Na manhã de terça-feira (28), a zona rural de Itamaraju foi palco de um episódio brutal. Um grupo armado, autodenominado indígena, invadiu a Associação Comunitária dos Pequenos Produtores Rurais Córrego da Barriguda — conhecida como “Pedra Mole” — abrindo fogo contra famílias que vivem e trabalham há décadas na região. O saldo: duas vidas ceifadas e pelo menos três feridos, entre agricultores que tentavam defender suas casas e terras.
Contudo, o tom adotado pelo governador da Bahia, Jerônimo Rodrigues, em pronunciamento oficial, causou revolta entre moradores e observadores da cena política. Em fala fria e burocrática, o chefe do Executivo estadual classificou o ocorrido como *“confronto entre indígenas e trabalhadores rurais” *, demonstrando desconhecimento — ou desinteresse — em reconhecer o caráter criminoso da ação.
> “A informação que eu tive até o momento é que foi confronto da fatalidade do ato, do enfrentamento entre eles (...) estou aguardando a secretaria me apontar se teve outra motivação”, afirmou o governador.
### Realidade no campo: não houve confronto, houve ataque
O relato das forças de segurança e dos moradores desmente a versão amenizada pelo governo. A 43ª CIPM, em operação comandada pelo **Major Coutinho, confirmou que os invasores chegaram fortemente armados, bloquearam acessos e atiraram contra agricultores. Houve perseguição, troca de tiros e apreensão de **armas, munições e rádios comunicadores.
Os suspeitos detidos confessaram participação direta no ataque. Ou seja, não se tratou de um “confronto”, mas de um atentado premeditado contra pessoas que vivem em um imóvel legalizado dentro de área pertencente ao programa Cédula da Terra — um projeto de financiamento fundiário, e não de demarcação indígena.

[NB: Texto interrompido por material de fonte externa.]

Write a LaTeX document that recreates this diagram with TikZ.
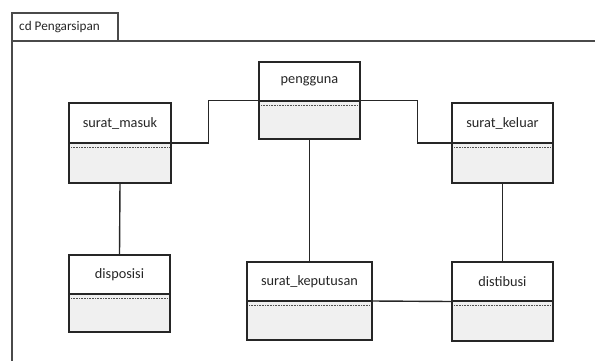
\documentclass[tikz,border=0pt]{standalone}
\usepackage{fontspec}
\setmainfont{Carlito}
\definecolor{boxcol}{HTML}{262626}
\definecolor{framecol}{HTML}{4A4A4A}
\definecolor{compfill}{HTML}{F0F0F0}
\tikzset{
  classbox/.style={draw=boxcol, line width=1.3pt, inner sep=0pt, rectangle},
  classname/.style={font=\fontsize{14.3}{16}\selectfont, text=black!85, inner sep=0pt},
  divider/.style={draw=boxcol, line width=1.3pt},
  dotline/.style={draw=boxcol!80, line width=0.8pt, dash pattern=on 1pt off 0.6pt},
  link/.style={draw=boxcol, line width=1.4pt},
  frameline/.style={draw=framecol, line width=1.6pt},
}
% #1 node name, #2 label, #3 left, #4 top, #5 right, #6 divider y, #7 bottom
\newcommand\umlclass[7]{%
  \fill[compfill] (#3,#6) rectangle (#5,#7);
  \draw[divider] (#3,#6) -- (#5,#6);
  \draw[dotline] (#3+2,#6+4) -- (#5-2,#6+4);
  \node[classbox, minimum width={(#5-#3)*1pt}, minimum height={(#7-#4)*1pt}]
    (#1) at ({(#3+#5)/2},{(#4+#7)/2}) {};
  \node[classname] (#1-name) at ({(#3+#5)/2},{(#4+#6)/2}) {#2};
}
\begin{document}
\begin{tikzpicture}[x=1pt,y=-1pt]
\useasboundingbox (0,0) rectangle (595,360);

% package frame with its tab
\draw[frameline] (12,362) -- (12,41) -- (597,41);
\draw[frameline] (12,41) -- (12,13) -- (118,13) -- (118,41);
\node[anchor=west, inner sep=0pt, font=\fontsize{13.2}{15}\selectfont, text=black!85]
  (pkg) at (19,27.5) {cd Pengarsipan};

% classes
\umlclass{masuk}{surat\_masuk}{69}{103}{171}{143}{183}
\umlclass{pengguna}{pengguna}{259}{62}{360}{101}{139}
\umlclass{keluar}{surat\_keluar}{452}{103}{553}{143}{183}
\umlclass{disposisi}{disposisi}{69}{255}{170}{294}{332}
\umlclass{keputusan}{surat\_keputusan}{247}{262}{372}{301}{340}
\umlclass{distibusi}{distibusi}{452}{262}{553}{301}{341}

% associations
\draw[link] (masuk.east) -- ++(37,0) |- (pengguna.west);
\draw[link] (pengguna.east) -- ++(57,0) |- (keluar.west);
\draw[link] (masuk.south) -- (disposisi.north);
\draw[link] (pengguna.south) -- (keputusan.north);
\draw[link] (keluar.south) -- (distibusi.north);
\draw[link] (keputusan.east) -- (distibusi.west);
\end{tikzpicture}
\end{document}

A tentativa de enquadrar a tragédia como “conflito” entre partes ignora o fato de que as famílias atingidas possuem amparo jurídico e histórico de ocupação produtiva da terra, enquanto os agressores se apresentaram como indígenas sem comprovação de legitimidade étnica reconhecida por órgãos federais.
### A distorção do discurso oficial
Ao afirmar que a área “é federal” e “do INCRA”, o governador tentou se esquivar de responsabilidade, transferindo a questão para a esfera da União. Contudo, a omissão diante de um crime dessa gravidade reforça a percepção de imparcialidade seletiva — o Estado parece endurecer quando se trata de agricultores, mas contemporiza quando os autores se declaram indígenas ou vinculados a movimentos de esquerda.
A postura governamental revela um padrão: a politização das tragédias rurais. Em vez de solidariedade às vítimas, o governo adota o discurso conveniente da neutralidade técnica, evitando desagradar grupos ideológicos próximos ao seu campo político.
## O histórico: o que foi o “Cédula da Terra”
Criado em 1996, o programa Cédula da Terra foi uma tentativa de “reforma agrária de mercado”, permitindo que trabalhadores rurais sem terra comprassem propriedades com recursos financiados. A ideia era facilitar o acesso à terra por meio do crédito, sem depender exclusivamente de desapropriações.
Mais tarde, o projeto evoluiu para o Banco da Terra, gerando polêmica entre movimentos sociais, em especial o **MST (Movimento dos Trabalhadores Rurais Sem Terra), que criticou duramente o programa por considerar que **mercantilizava o acesso à terra e esvaziava a luta política pela desapropriação.
Na época, o MST acusou o governo federal de “privatizar a reforma agrária” e abandonar a função social da terra. Essa reação mostra que parte do movimento agrário nunca aceitou a via pacífica e produtiva proposta pelo programa — a de fomentar pequenos produtores legalizados, com títulos e deveres, em vez de invasores e ocupações ilegais.
## O contraste entre passado e presente
Curiosamente, o mesmo Estado que hoje relativiza a violência cometida por grupos que se autodeclaram indígenas é o que abandonou os princípios do Cédula da Terra: incentivo à produção, crédito, titulação e estabilidade no campo.
A tragédia de Itamaraju expõe a falência dessa política — famílias que seguiram a lei e produziram por anos são agora vítimas da violência e da omissão estatal.
Enquanto o governo hesita em nomear os fatos, o campo sangra. Não há “confronto” quando só um lado está com armas e o outro com enxadas.
Os corpos dos agricultores, Adalberto e Amauri, Pai e Filho, mortos pelos invasores, estão sendo velados na Câmara Municipal de Itamaraju.